| AIM OF THE TASK |
Leaving out all pictures, copy exactly the lines from the one containing "Emit a web page" down to the one containing "const imm = immT.map((t, i)", both of them included.

| RECORDS SUPPLIED |
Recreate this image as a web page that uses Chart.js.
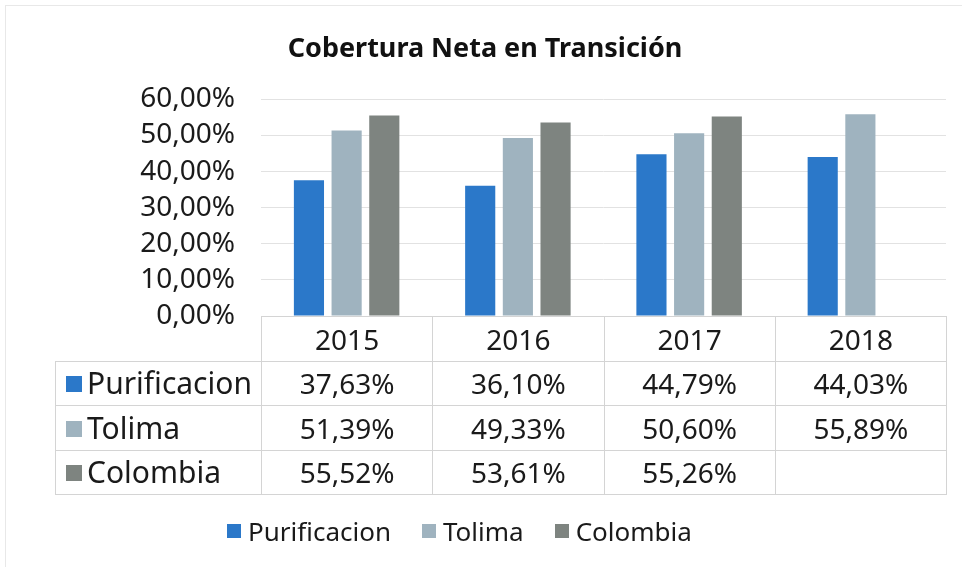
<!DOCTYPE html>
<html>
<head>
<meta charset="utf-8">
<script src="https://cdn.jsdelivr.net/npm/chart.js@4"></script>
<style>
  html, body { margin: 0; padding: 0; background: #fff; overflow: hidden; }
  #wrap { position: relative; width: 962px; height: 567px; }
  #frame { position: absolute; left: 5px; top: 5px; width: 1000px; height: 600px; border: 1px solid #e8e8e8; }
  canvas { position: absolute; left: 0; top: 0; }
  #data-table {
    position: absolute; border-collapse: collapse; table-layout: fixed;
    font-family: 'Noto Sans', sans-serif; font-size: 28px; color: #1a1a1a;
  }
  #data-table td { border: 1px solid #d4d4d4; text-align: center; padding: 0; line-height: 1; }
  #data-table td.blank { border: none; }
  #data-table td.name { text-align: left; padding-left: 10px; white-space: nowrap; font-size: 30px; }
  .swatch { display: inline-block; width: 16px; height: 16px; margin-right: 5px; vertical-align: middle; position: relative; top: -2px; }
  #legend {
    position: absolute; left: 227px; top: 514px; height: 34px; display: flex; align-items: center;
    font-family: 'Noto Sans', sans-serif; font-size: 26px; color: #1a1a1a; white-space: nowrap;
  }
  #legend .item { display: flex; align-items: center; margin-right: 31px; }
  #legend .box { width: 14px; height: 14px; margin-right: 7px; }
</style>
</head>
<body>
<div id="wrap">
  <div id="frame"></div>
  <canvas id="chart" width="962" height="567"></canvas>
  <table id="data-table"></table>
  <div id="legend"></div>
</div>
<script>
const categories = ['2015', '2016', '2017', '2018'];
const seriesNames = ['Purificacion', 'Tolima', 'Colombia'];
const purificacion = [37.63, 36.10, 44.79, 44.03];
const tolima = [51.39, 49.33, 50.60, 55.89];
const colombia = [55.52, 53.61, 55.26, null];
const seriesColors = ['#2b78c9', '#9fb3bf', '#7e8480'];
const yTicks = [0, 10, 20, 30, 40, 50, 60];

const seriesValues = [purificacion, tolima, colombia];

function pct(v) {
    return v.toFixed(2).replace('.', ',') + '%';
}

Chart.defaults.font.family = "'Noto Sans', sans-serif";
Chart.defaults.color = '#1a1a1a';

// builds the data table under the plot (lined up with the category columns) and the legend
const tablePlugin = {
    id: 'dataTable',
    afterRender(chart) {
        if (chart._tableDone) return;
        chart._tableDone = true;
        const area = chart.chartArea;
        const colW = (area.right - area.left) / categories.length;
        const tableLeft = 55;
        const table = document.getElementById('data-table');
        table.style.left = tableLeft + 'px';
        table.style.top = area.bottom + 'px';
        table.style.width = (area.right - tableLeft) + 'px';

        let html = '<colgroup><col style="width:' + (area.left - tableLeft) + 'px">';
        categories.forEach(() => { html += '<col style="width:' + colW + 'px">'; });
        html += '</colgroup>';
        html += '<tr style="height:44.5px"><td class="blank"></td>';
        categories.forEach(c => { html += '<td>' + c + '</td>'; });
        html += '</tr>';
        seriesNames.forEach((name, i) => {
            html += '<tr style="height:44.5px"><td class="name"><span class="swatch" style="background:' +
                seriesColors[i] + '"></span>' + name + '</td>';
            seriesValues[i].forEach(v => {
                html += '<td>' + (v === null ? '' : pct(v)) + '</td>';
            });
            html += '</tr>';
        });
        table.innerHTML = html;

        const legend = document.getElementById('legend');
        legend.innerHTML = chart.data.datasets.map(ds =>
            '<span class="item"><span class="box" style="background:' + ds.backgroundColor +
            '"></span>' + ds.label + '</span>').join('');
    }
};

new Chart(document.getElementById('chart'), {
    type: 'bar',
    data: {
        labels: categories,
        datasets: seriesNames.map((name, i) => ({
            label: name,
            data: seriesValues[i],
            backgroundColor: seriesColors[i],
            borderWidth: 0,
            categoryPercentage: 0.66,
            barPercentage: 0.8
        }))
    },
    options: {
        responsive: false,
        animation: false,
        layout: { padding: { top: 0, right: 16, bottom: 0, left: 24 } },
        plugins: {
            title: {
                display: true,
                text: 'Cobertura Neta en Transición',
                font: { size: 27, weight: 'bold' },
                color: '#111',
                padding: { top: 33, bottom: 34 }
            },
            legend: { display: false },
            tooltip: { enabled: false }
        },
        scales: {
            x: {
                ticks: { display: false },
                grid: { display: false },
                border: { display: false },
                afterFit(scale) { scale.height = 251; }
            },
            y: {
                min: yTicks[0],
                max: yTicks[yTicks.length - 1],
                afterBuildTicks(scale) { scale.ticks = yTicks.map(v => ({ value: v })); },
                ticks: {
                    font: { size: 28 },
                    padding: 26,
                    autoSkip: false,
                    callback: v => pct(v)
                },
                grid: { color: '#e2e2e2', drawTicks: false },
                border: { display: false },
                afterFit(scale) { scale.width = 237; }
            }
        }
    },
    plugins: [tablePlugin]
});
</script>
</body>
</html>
* * *
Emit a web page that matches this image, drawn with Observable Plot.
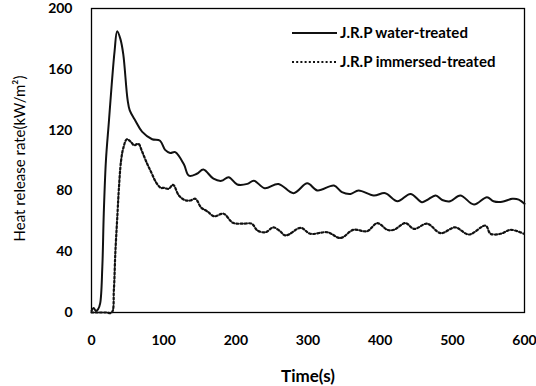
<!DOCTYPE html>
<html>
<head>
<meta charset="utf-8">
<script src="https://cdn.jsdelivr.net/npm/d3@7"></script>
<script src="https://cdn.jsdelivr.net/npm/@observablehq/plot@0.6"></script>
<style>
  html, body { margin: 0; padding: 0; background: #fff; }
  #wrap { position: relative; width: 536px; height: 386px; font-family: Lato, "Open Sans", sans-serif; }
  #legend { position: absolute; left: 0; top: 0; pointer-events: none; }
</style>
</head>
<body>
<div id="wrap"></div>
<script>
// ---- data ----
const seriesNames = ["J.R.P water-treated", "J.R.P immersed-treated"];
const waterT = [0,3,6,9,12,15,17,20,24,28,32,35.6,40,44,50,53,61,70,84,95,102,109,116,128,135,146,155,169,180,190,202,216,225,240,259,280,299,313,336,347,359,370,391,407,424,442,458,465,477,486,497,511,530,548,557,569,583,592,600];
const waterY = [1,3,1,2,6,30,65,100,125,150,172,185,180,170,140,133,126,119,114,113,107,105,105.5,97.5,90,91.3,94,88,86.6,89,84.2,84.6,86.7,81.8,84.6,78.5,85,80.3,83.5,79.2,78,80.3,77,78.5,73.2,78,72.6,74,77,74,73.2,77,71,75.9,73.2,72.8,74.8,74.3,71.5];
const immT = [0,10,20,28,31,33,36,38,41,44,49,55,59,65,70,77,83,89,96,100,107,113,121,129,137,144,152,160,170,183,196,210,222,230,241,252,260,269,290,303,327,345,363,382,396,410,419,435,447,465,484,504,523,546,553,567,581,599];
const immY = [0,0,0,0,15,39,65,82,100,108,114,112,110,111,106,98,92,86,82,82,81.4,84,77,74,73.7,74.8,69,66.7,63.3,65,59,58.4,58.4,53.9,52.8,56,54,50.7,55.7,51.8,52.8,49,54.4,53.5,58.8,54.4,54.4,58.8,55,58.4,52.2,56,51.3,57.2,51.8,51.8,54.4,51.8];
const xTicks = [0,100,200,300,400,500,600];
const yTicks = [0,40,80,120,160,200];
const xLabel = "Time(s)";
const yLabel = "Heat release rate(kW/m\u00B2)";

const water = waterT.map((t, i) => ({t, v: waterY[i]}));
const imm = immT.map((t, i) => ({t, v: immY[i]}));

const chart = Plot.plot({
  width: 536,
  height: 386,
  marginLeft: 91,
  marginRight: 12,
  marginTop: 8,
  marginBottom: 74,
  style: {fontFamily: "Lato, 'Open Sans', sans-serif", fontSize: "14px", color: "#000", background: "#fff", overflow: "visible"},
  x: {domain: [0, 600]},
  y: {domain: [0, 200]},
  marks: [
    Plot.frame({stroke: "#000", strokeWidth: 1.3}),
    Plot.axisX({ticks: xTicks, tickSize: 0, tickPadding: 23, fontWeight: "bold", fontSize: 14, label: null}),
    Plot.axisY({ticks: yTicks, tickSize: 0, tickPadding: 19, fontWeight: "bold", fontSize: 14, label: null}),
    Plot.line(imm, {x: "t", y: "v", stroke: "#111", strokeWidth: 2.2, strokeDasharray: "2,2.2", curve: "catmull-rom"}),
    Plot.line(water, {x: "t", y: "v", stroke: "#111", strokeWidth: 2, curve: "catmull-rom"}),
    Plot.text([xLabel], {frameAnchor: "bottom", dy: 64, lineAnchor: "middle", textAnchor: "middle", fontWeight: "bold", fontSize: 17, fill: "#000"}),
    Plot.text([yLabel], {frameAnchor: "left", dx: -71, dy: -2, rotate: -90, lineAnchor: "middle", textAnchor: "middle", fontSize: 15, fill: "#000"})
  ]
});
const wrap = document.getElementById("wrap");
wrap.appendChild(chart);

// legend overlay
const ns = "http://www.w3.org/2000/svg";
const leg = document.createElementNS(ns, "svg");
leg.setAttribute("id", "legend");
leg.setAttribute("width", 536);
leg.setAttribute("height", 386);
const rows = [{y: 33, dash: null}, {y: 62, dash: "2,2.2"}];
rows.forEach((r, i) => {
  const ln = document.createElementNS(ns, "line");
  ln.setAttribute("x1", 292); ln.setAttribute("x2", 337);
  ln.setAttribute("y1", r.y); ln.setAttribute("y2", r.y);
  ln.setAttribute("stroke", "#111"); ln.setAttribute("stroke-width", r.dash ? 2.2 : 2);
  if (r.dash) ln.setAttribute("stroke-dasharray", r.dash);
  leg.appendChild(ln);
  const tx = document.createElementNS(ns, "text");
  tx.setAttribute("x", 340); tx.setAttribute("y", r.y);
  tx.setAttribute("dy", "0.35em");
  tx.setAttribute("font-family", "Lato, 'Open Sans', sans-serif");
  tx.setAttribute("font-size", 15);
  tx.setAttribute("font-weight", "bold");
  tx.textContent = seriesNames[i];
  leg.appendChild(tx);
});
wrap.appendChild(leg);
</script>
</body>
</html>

| SOLUTION FOR THIS TASK |
Emit a web page that matches this image, drawn with Observable Plot.
<!DOCTYPE html>
<html>
<head>
<meta charset="utf-8">
<script src="https://cdn.jsdelivr.net/npm/d3@7"></script>
<script src="https://cdn.jsdelivr.net/npm/@observablehq/plot@0.6"></script>
<style>
  html, body { margin: 0; padding: 0; background: #fff; }
  #wrap { position: relative; width: 536px; height: 386px; font-family: Lato, "Open Sans", sans-serif; }
  #legend { position: absolute; left: 0; top: 0; pointer-events: none; }
</style>
</head>
<body>
<div id="wrap"></div>
<script>
// ---- data ----
const seriesNames = ["J.R.P water-treated", "J.R.P immersed-treated"];
const waterT = [0,3,6,9,12,15,17,20,24,28,32,35.6,40,44,50,53,61,70,84,95,102,109,116,128,135,146,155,169,180,190,202,216,225,240,259,280,299,313,336,347,359,370,391,407,424,442,458,465,477,486,497,511,530,548,557,569,583,592,600];
const waterY = [1,3,1,2,6,30,65,100,125,150,172,185,180,170,140,133,126,119,114,113,107,105,105.5,97.5,90,91.3,94,88,86.6,89,84.2,84.6,86.7,81.8,84.6,78.5,85,80.3,83.5,79.2,78,80.3,77,78.5,73.2,78,72.6,74,77,74,73.2,77,71,75.9,73.2,72.8,74.8,74.3,71.5];
const immT = [0,10,20,28,31,33,36,38,41,44,49,55,59,65,70,77,83,89,96,100,107,113,121,129,137,144,152,160,170,183,196,210,222,230,241,252,260,269,290,303,327,345,363,382,396,410,419,435,447,465,484,504,523,546,553,567,581,599];
const immY = [0,0,0,0,15,39,65,82,100,108,114,112,110,111,106,98,92,86,82,82,81.4,84,77,74,73.7,74.8,69,66.7,63.3,65,59,58.4,58.4,53.9,52.8,56,54,50.7,55.7,51.8,52.8,49,54.4,53.5,58.8,54.4,54.4,58.8,55,58.4,52.2,56,51.3,57.2,51.8,51.8,54.4,51.8];
const xTicks = [0,100,200,300,400,500,600];
const yTicks = [0,40,80,120,160,200];
const xLabel = "Time(s)";
const yLabel = "Heat release rate(kW/m\u00B2)";

const water = waterT.map((t, i) => ({t, v: waterY[i]}));
const imm = immT.map((t, i) => ({t, v: immY[i]}));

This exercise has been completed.